How Do You Calculate Displacement with Varying Force Over Time?

[getty102]

Homework Statement

Find Δx
Given:
F_xe^-(t/T)
v₀=-41.2 m/s
t_f=84.54 s
T=46 s
F_x=13.4 N
m=8.8 kg

Homework Equations

F=ma

The Attempt at a Solution

a=F_xe^-(t/T)/m
dv/dt=F_xe^-(t/T)/m

*integrate both sides*
v=[(-T)F_x)/m]e^-(t/T)+v₀
dx/dt=[(-T)F_x/m]e^-(t/T)+v₀

*take the definite integral between t₀ and t_f*
x=[(T²)F_x)/m]e^-(t/T)+v₀t

I am doing something wrong as my answer of 6192.301 m, is not correct

 

[cepheid]

Homework Statement

Find Δx
Given:
F_xe^-(t/T)
v₀=-41.2 m/s
t_f=84.54 s
T=46 s
F_x=13.4 N
m=8.8 kg

Homework Equations

F=ma

The Attempt at a Solution

a=F_xe^-(t/T)/m
dv/dt=F_xe^-(t/T)/m

*integrate both sides*
v=[(-T)F_x)/m]e^-(t/T)+v₀
dx/dt=[(-T)F_x/m]e^-(t/T)+v₀

*take the definite integral between t₀ and t_f*
x=[(T²)F_x)/m]e^-(t/T)+v₀t

I am doing something wrong as my answer of 6192.301 m, is not correct

I think perhaps your problem comes in assuming that the constant of integration is equal to v₀ (in red above).
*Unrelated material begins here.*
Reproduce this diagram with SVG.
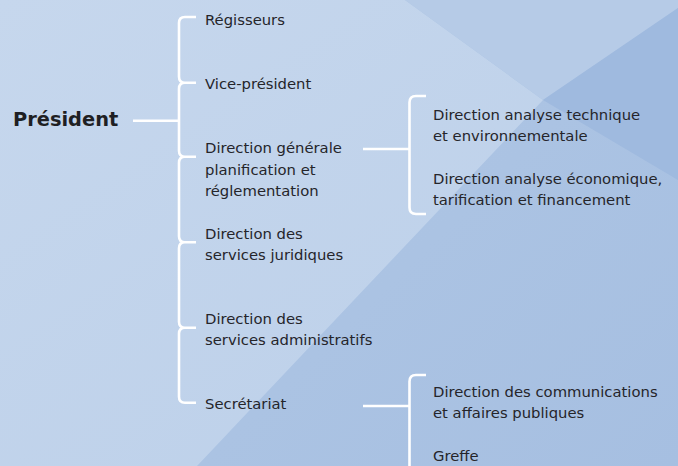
<svg xmlns="http://www.w3.org/2000/svg" width="678" height="466" viewBox="0 0 678 466">
  <defs>
    <linearGradient id="bg" x1="0" y1="0" x2="1" y2="1">
      <stop offset="0" stop-color="#c6d7ed"/>
      <stop offset="1" stop-color="#bbcfe9"/>
    </linearGradient>
    <linearGradient id="bgR" x1="0" y1="0" x2="1" y2="1">
      <stop offset="0" stop-color="#b0c7e5"/>
      <stop offset="1" stop-color="#a6bfe1"/>
    </linearGradient>
    <style>
      .t { font-family: "DejaVu Sans", "Liberation Sans", sans-serif; font-size: 14.8px; fill: #25252a; }
      .b { font-family: "DejaVu Sans", "Liberation Sans", sans-serif; font-size: 19.4px; font-weight: bold; fill: #1f1f23; }
      .ln { fill: none; stroke: #ffffff; stroke-width: 2.6; stroke-linecap: butt; stroke-linejoin: round; }
    </style>
  </defs>

  <g id="background">
    <rect x="0" y="0" width="678" height="466" fill="url(#bg)"/>
    <polygon points="405,0 678,0 678,466 197,466 543,100" fill="url(#bgR)"/>
    <polygon points="405,0 678,0 678,8 543,100" fill="#b6cbe7"/>
    <polygon points="678,8 543,100 678,180" fill="#9fbadf"/>
  </g>

  <g id="connectors">
    <path class="ln" d="M133,120.7 H179"/>
    <path class="ln" d="M196,17 H185 Q179,17 179,23 V76.7 Q179,82.7 185,82.7 H196
      M185,82.7 Q179,82.7 179,88.7 V150.7 Q179,156.7 185,156.7 H196
      M185,156.7 Q179,156.7 179,162.7 V236.3 Q179,242.3 185,242.3 H196
      M185,242.3 Q179,242.3 179,248.3 V321.7 Q179,327.7 185,327.7 H196
      M185,327.7 Q179,327.7 179,333.7 V396.7 Q179,402.7 185,402.7 H196"/>
    <path class="ln" d="M363,149 H409"/>
    <path class="ln" d="M426,96 H416 Q409.5,96 409.5,102.5 V207.5 Q409.5,214 416,214 H426"/>
    <path class="ln" d="M363,406 H409"/>
    <path class="ln" d="M426,375 H416 Q409.5,375 409.5,381.5 V470"/>
  </g>

  <g id="president">
    <text class="b" x="13" y="126">Président</text>
  </g>
  <g id="regisseurs">
    <text class="t" x="205" y="25">Régisseurs</text>
  </g>
  <g id="vice-president">
    <text class="t" x="205" y="89">Vice-président</text>
  </g>
  <g id="direction-generale">
    <text class="t" x="205" y="153">Direction générale</text>
    <text class="t" x="205" y="175">planification et</text>
    <text class="t" x="205" y="196">réglementation</text>
  </g>
  <g id="services-juridiques">
    <text class="t" x="205" y="239">Direction des</text>
    <text class="t" x="205" y="260">services juridiques</text>
  </g>
  <g id="services-administratifs">
    <text class="t" x="205" y="324">Direction des</text>
    <text class="t" x="205" y="345">services administratifs</text>
  </g>
  <g id="secretariat">
    <text class="t" x="205" y="409">Secrétariat</text>
  </g>
  <g id="analyse-technique">
    <text class="t" x="433" y="120">Direction analyse technique</text>
    <text class="t" x="433" y="141">et environnementale</text>
  </g>
  <g id="analyse-economique">
    <text class="t" x="433" y="184">Direction analyse économique,</text>
    <text class="t" x="433" y="205">tarification et financement</text>
  </g>
  <g id="communications">
    <text class="t" x="433" y="397">Direction des communications</text>
    <text class="t" x="433" y="418">et affaires publiques</text>
  </g>
  <g id="greffe">
    <text class="t" x="433" y="461">Greffe</text>
  </g>
</svg>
That is not the case in this situation. To see this, use the generic symbol "C" for the constant of integration here:$$v(t) = \int a(t)\,dt = \frac{F_x}{m}\int e^{-t/T}\,dt = -\frac{T F_x}{m} e^{-t/T} + C$$Now, to solve for C, plug t = 0 into this expression. Note that e⁰ = 1, NOT 0:$$v(0) = v_0 = -\frac{T F_x}{m} + C \\ \Rightarrow C = v_0 + \frac{T F_x}{m}$$If we plug this expression for C back into the expression for v(t), we end up with:$$v(t) = v_0 + \frac{T F_x}{m}(1 - e^{-t/T})$$Can you take it from here?